MEDYAGÜNDEM- Daha ilk gün dedik! Bunların derdi ağaç değil, bunlar “sivil darbe” peşinde, provokasyon derdinde, hükümet devirme operasyonunda diye.
Önce Memet Ali Alabora ilk gün attığı “Mesele Gezi Parkı değil sen hala anlamadın mı arkadaş?” tweet’iyle açık etti.
Ve medyadaki baş provokatörlerden Ece Temelkuran bugün Birgün’de, “Evet bu başından beri ağaçlarla ilgili bir mesele değildi.” diye meseleyi itiraf etti.
Gezi Parkı provokasyonunun ilk günlerinde soluğu İngiltere’de alıp, İngilizlere ülkesini şikayet eden, vandallığı, şiddeti, eylem terörünü “direniş” diye yutturan Ece Temelkuran tam da kendisinden beklendiği bir misyonla bugün Birgün gazetesinde, yine kışkırtıcı, yine içindeki “darbeci”yi susturamayan bir yazı yazdı.
Temelkuran, provokasyonlara devam edileceğini şu satırlarla ilan etti:
“Evet bu başından beri ağaçlarla ilgili bir mesele değildi.
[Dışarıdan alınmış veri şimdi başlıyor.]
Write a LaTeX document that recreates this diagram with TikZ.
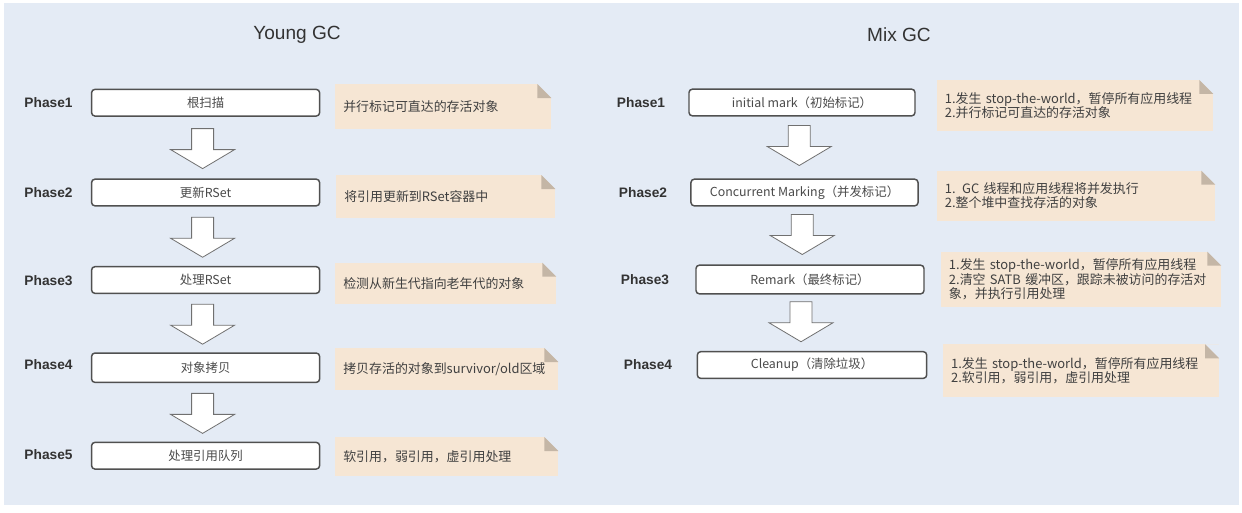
\documentclass[tikz,border=0pt]{standalone}
\usepackage{fontspec}
\setmainfont{Noto Sans CJK SC}
\newfontfamily\latinfont{Liberation Sans}
\usetikzlibrary{calc}
\definecolor{bgblue}{HTML}{E4EBF5}
\definecolor{notefill}{HTML}{F6E6D4}
\definecolor{foldcol}{HTML}{C4B6A6}
\definecolor{boxline}{HTML}{505050}
\definecolor{arrowline}{HTML}{707070}
\definecolor{darktext}{HTML}{333333}
\definecolor{boxtext}{HTML}{4A4A4A}
\definecolor{notetext}{HTML}{404040}
\tikzset{
  titlestyle/.style={font=\latinfont\fontsize{14.3}{16}\selectfont, text=darktext, inner sep=0pt},
  phasestyle/.style={font=\latinfont\bfseries\fontsize{10.3}{12}\selectfont, text=darktext, inner sep=0pt},
  boxstyle/.style={draw=boxline, line width=1.1pt, fill=white, rounded corners=2.5pt,
    minimum height=20pt, inner sep=0pt, font=\fontsize{9.3}{10.5}\selectfont, text=boxtext},
  notestyle/.style={fill=notefill, inner xsep=6pt, inner ysep=0pt, anchor=west, align=left,
    font=\fontsize{9.7}{10.8}\selectfont, text=notetext,
    path picture={
      \fill[bgblue] ([xshift=-10.5pt]path picture bounding box.north east) -- (path picture bounding box.north east) -- ([yshift=-10.5pt]path picture bounding box.north east) -- cycle;
      \fill[foldcol] ([xshift=-10.5pt]path picture bounding box.north east) -- ([yshift=-10.5pt]path picture bounding box.north east) -- ([xshift=-10.5pt,yshift=-10.5pt]path picture bounding box.north east) -- cycle;
    }},
  arrowstyle/.style={draw=arrowline, line width=0.6pt, fill=white, line join=miter},
  downarrow/.pic={\draw[arrowstyle] (-11,-20) -- (11,-20) -- (11,1) -- (32,1) -- (0,20) -- (-32,1) -- (-11,1) -- cycle;}
}
\newcommand{\notebox}[6]{% name, x1, yc, W, H, text
  \node[notestyle, minimum width={#4*0.75pt}, minimum height={#5*0.75pt}, text width={(#4-16)*0.75pt}] (#1) at (#2,#3) {#6};}
\begin{document}
\begin{tikzpicture}[x=0.75pt,y=-0.75pt]
\useasboundingbox (0,0) rectangle (1242,512);
\fill[white] (0,0) rectangle (1242,512);
\fill[bgblue] (4,3) rectangle (1239,505);

% titles
\node[titlestyle] (tyoung) at (297,35) {Young GC};
\node[titlestyle] (tmix) at (899,35) {Mix GC};

% Young GC phases
\node[phasestyle] (yp1) at (48.5,103) {Phase1};
\node[phasestyle] (yp2) at (48.5,192.7) {Phase2};
\node[phasestyle] (yp3) at (48.5,280.7) {Phase3};
\node[phasestyle] (yp4) at (48.5,365) {Phase4};
\node[phasestyle] (yp5) at (48.5,455) {Phase5};

\node[boxstyle, minimum width=171pt, minimum height=20pt] (yb1) at (205.6,102.7) {根扫描};
\node[boxstyle, minimum width=171pt, minimum height=20pt] (yb2) at (205.6,192.5) {更新RSet};
\node[boxstyle, minimum width=171pt, minimum height=20pt] (yb3) at (205.6,280) {处理RSet};
\node[boxstyle, minimum width=171pt, minimum height=22pt] (yb4) at (205.6,367.7) {对象拷贝};
\node[boxstyle, minimum width=171pt, minimum height=20pt] (yb5) at (205.6,455.7) {处理引用队列};

\pic at ($(yb1.south)!0.5!(yb2.north)+(-3,1)$) {downarrow};
\pic at ($(yb2.south)!0.5!(yb3.north)+(-3,1)$) {downarrow};
\pic at ($(yb3.south)!0.5!(yb4.north)+(-3,1)$) {downarrow};
\pic at ($(yb4.south)!0.5!(yb5.north)+(-3,1)$) {downarrow};

\notebox{yn1}{335}{106.5}{216}{45}{并行标记可直达的存活对象}
\notebox{yn2}{336}{196.5}{219}{43}{将引用更新到RSet容器中}
\notebox{yn3}{335}{283.4}{221}{41.5}{检测从新生代指向老年代的对象}
\notebox{yn4}{335}{369}{223}{42}{拷贝存活的对象到survivor/old区域}
\notebox{yn5}{335}{456.5}{223}{39}{软引用，弱引用，虚引用处理}

% Mix GC phases
\node[phasestyle] (mp1) at (641,103) {Phase1};
\node[phasestyle] (mp2) at (643,193) {Phase2};
\node[phasestyle] (mp3) at (645,280) {Phase3};
\node[phasestyle] (mp4) at (648,365) {Phase4};

\node[boxstyle, minimum width=169.5pt, minimum height=20pt] (mb1) at (802,102.5) {initial mark（初始标记）};
\node[boxstyle, minimum width=170.3pt, minimum height=20pt] (mb2) at (804.5,192.5) {Concurrent Marking（并发标记）};
\node[boxstyle, minimum width=171pt, minimum height=21.5pt] (mb3) at (810,279.5) {Remark（最终标记）};
\node[boxstyle, minimum width=172pt, minimum height=20pt] (mb4) at (812,365) {Cleanup（清除垃圾）};

\pic at ($(mb1.south)!0.5!(mb2.north)+(-4,-2)$) {downarrow};
\pic at ($(mb2.south)!0.5!(mb3.north)+(-5,-1)$) {downarrow};
\pic at ($(mb3.south)!0.5!(mb4.north)+(-10,-1)$) {downarrow};

\notebox{mn1}{936.6}{105.3}{276.4}{50.7}{1.发生 stop-the-world，暂停所有应用线程\\2.并行标记可直达的存活对象}
\notebox{mn2}{936.6}{195.7}{278.4}{50}{1. GC 线程和应用线程将并发执行\\2.整个堆中查找存活的对象}
\notebox{mn3}{940.7}{279.5}{280.3}{55.6}{1.发生 stop-the-world，暂停所有应用线程\\2.清空 SATB 缓冲区，跟踪未被访问的存活对\\象，并执行引用处理}
\notebox{mn4}{942.8}{370.5}{276}{52.4}{1.发生 stop-the-world，暂停所有应用线程\\2.软引用，弱引用，虚引用处理}
\end{tikzpicture}
\end{document}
Ama bu cümlede komplo teorisi arayan ahmakların anladığı anlamda değil. Bu bir ‘varlık savaşı’, varlığını kanıtlama mücadelesi. Bütün imkanları yok edilmiş muhalefetin/farklı olanın kendi varlığını hem muktedire hem de ve belki daha önemlisi kendine gösterme mücadelesiydi, hala da öyle. Bu yüzden insanlar hergün yeniden sokağa çıkıyor ve bana sorarsanız Başbakan sokakta gösterilen bu iradenin varlığını kabul edene kadar da çıkmaya da devam edecekler. Devam edeceklerini iktidar yanlıların sandığı gibi olayları ‘organize’ ettiğim için değil, insan denen varlıkla ilgili bildiklerimden dolayı söylüyorum.”
Temelkuran’ın nasıl bir yalan ve karanlık çukurdan beslendiğini, görmek isteyenler şu satırlarına baksınlar:
“Satırlı palalı manyakları sokağa teşvik etmekten vakitleri kalırsa biraz da çok sevdikleri şu Mısır ve Arap dünyası üzerine düşünsünler.”
Satırlı palalı tiplerin Gezi’deki çapulculardan olduğu ortaya çıkmasına, Ak Parti ile hiçbir bağlarının bulunmadığı ve batan esnaf oldukları bilinmesine rağmen inatla yalan yazan Temelkuran…
Ve Temelkuran nasıl bir provokatör olduğunu sokaklarda isyan çağrısı yaptığı şu satırlarla gösteriyor:
“Bu, başta da anlattığım gibi bir varlık mücadelesidir. Yok sayılan -seçimle olur, darbeyle olur, gaddar bir muktedirle olur, her türlü olur yok sayılma- gövdenin sokağa dökülmesidir. Tıpkı Gezi’deki gibi. Tıpkı Türkiye’deki gibi siyasal partiler ve yargı ile yasama organları muktedirin oyuncağı olduktan sonra insanların varlığını muktedire ve birbirine ispatlayacağı tek yer sokaktır. Bu seçeneksizliği yaratan sadece ve sadece iktidar aygıtını arsızca kullananlar, toplumu kendi arzularına göre düzleyenlerdir.”